"""

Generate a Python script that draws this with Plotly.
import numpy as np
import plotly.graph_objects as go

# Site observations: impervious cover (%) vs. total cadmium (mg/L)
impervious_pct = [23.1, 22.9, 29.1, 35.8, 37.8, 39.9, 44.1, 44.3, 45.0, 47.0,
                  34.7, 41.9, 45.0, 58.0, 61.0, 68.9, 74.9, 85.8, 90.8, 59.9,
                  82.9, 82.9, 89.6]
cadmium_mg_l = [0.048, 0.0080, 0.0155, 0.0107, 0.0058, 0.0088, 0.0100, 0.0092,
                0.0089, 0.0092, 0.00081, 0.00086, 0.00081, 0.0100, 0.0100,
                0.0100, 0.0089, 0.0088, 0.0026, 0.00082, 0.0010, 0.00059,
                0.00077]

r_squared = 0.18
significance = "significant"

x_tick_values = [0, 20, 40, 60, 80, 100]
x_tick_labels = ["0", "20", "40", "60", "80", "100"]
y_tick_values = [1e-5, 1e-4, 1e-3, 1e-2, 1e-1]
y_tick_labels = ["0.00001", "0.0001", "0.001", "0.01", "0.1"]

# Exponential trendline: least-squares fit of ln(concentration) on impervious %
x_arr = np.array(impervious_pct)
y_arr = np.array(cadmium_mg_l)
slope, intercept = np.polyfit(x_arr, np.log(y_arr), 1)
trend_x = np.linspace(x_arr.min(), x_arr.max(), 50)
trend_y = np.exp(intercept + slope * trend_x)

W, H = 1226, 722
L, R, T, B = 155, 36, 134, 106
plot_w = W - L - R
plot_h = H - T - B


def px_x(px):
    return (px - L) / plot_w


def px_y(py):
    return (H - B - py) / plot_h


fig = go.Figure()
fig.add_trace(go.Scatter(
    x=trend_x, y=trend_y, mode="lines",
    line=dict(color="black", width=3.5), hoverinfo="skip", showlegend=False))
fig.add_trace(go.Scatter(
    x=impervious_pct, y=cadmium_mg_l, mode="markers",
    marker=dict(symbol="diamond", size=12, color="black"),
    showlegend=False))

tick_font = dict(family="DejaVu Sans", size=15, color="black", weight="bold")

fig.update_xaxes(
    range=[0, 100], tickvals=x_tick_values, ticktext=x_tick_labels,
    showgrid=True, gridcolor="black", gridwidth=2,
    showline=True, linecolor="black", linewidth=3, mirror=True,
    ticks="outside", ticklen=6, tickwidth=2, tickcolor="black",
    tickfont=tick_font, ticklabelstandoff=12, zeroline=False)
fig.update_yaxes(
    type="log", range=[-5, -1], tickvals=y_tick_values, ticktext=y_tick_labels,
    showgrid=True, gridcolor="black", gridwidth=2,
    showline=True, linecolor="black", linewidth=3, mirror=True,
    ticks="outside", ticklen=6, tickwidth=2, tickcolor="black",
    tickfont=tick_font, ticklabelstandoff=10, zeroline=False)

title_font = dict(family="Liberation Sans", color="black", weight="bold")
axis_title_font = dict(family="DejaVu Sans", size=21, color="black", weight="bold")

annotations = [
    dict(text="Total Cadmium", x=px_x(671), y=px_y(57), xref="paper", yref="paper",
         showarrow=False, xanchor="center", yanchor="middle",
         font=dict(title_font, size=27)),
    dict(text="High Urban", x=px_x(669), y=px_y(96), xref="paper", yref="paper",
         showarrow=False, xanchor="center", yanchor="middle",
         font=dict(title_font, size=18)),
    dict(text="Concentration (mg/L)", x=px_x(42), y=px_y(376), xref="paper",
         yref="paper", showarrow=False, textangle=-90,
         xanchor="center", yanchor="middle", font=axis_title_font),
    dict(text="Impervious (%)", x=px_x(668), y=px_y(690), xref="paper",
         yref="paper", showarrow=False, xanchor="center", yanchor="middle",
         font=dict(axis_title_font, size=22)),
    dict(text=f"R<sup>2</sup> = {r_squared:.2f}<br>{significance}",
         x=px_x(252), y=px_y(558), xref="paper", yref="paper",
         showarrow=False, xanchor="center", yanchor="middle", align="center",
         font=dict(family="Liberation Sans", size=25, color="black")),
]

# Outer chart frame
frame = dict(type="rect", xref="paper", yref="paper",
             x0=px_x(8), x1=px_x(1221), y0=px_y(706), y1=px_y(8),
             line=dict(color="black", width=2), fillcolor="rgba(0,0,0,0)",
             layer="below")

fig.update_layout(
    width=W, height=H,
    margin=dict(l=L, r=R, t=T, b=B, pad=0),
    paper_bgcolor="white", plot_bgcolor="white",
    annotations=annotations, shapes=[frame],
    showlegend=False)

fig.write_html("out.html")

"""

WHAT IS REQUIRED: Word for word, restate all of the data shown above.

SOLUTION:
Generate a Python script that draws this with Plotly.
import numpy as np
import plotly.graph_objects as go

# Site observations: impervious cover (%) vs. total cadmium (mg/L)
impervious_pct = [23.1, 22.9, 29.1, 35.8, 37.8, 39.9, 44.1, 44.3, 45.0, 47.0,
                  34.7, 41.9, 45.0, 58.0, 61.0, 68.9, 74.9, 85.8, 90.8, 59.9,
                  82.9, 82.9, 89.6]
cadmium_mg_l = [0.048, 0.0080, 0.0155, 0.0107, 0.0058, 0.0088, 0.0100, 0.0092,
                0.0089, 0.0092, 0.00081, 0.00086, 0.00081, 0.0100, 0.0100,
                0.0100, 0.0089, 0.0088, 0.0026, 0.00082, 0.0010, 0.00059,
                0.00077]

r_squared = 0.18
significance = "significant"

x_tick_values = [0, 20, 40, 60, 80, 100]
x_tick_labels = ["0", "20", "40", "60", "80", "100"]
y_tick_values = [1e-5, 1e-4, 1e-3, 1e-2, 1e-1]
y_tick_labels = ["0.00001", "0.0001", "0.001", "0.01", "0.1"]

# Exponential trendline: least-squares fit of ln(concentration) on impervious %
x_arr = np.array(impervious_pct)
y_arr = np.array(cadmium_mg_l)
slope, intercept = np.polyfit(x_arr, np.log(y_arr), 1)
trend_x = np.linspace(x_arr.min(), x_arr.max(), 50)
trend_y = np.exp(intercept + slope * trend_x)

W, H = 1226, 722
L, R, T, B = 155, 36, 134, 106
plot_w = W - L - R
plot_h = H - T - B


def px_x(px):
    return (px - L) / plot_w


def px_y(py):
    return (H - B - py) / plot_h


fig = go.Figure()
fig.add_trace(go.Scatter(
    x=trend_x, y=trend_y, mode="lines",
    line=dict(color="black", width=3.5), hoverinfo="skip", showlegend=False))
fig.add_trace(go.Scatter(
    x=impervious_pct, y=cadmium_mg_l, mode="markers",
    marker=dict(symbol="diamond", size=12, color="black"),
    showlegend=False))

tick_font = dict(family="DejaVu Sans", size=15, color="black", weight="bold")

fig.update_xaxes(
    range=[0, 100], tickvals=x_tick_values, ticktext=x_tick_labels,
    showgrid=True, gridcolor="black", gridwidth=2,
    showline=True, linecolor="black", linewidth=3, mirror=True,
    ticks="outside", ticklen=6, tickwidth=2, tickcolor="black",
    tickfont=tick_font, ticklabelstandoff=12, zeroline=False)
fig.update_yaxes(
    type="log", range=[-5, -1], tickvals=y_tick_values, ticktext=y_tick_labels,
    showgrid=True, gridcolor="black", gridwidth=2,
    showline=True, linecolor="black", linewidth=3, mirror=True,
    ticks="outside", ticklen=6, tickwidth=2, tickcolor="black",
    tickfont=tick_font, ticklabelstandoff=10, zeroline=False)

title_font = dict(family="Liberation Sans", color="black", weight="bold")
axis_title_font = dict(family="DejaVu Sans", size=21, color="black", weight="bold")

annotations = [
    dict(text="Total Cadmium", x=px_x(671), y=px_y(57), xref="paper", yref="paper",
         showarrow=False, xanchor="center", yanchor="middle",
         font=dict(title_font, size=27)),
    dict(text="High Urban", x=px_x(669), y=px_y(96), xref="paper", yref="paper",
         showarrow=False, xanchor="center", yanchor="middle",
         font=dict(title_font, size=18)),
    dict(text="Concentration (mg/L)", x=px_x(42), y=px_y(376), xref="paper",
         yref="paper", showarrow=False, textangle=-90,
         xanchor="center", yanchor="middle", font=axis_title_font),
    dict(text="Impervious (%)", x=px_x(668), y=px_y(690), xref="paper",
         yref="paper", showarrow=False, xanchor="center", yanchor="middle",
         font=dict(axis_title_font, size=22)),
    dict(text=f"R<sup>2</sup> = {r_squared:.2f}<br>{significance}",
         x=px_x(252), y=px_y(558), xref="paper", yref="paper",
         showarrow=False, xanchor="center", yanchor="middle", align="center",
         font=dict(family="Liberation Sans", size=25, color="black")),
]

# Outer chart frame
frame = dict(type="rect", xref="paper", yref="paper",
             x0=px_x(8), x1=px_x(1221), y0=px_y(706), y1=px_y(8),
             line=dict(color="black", width=2), fillcolor="rgba(0,0,0,0)",
             layer="below")

fig.update_layout(
    width=W, height=H,
    margin=dict(l=L, r=R, t=T, b=B, pad=0),
    paper_bgcolor="white", plot_bgcolor="white",
    annotations=annotations, shapes=[frame],
    showlegend=False)

fig.write_html("out.html")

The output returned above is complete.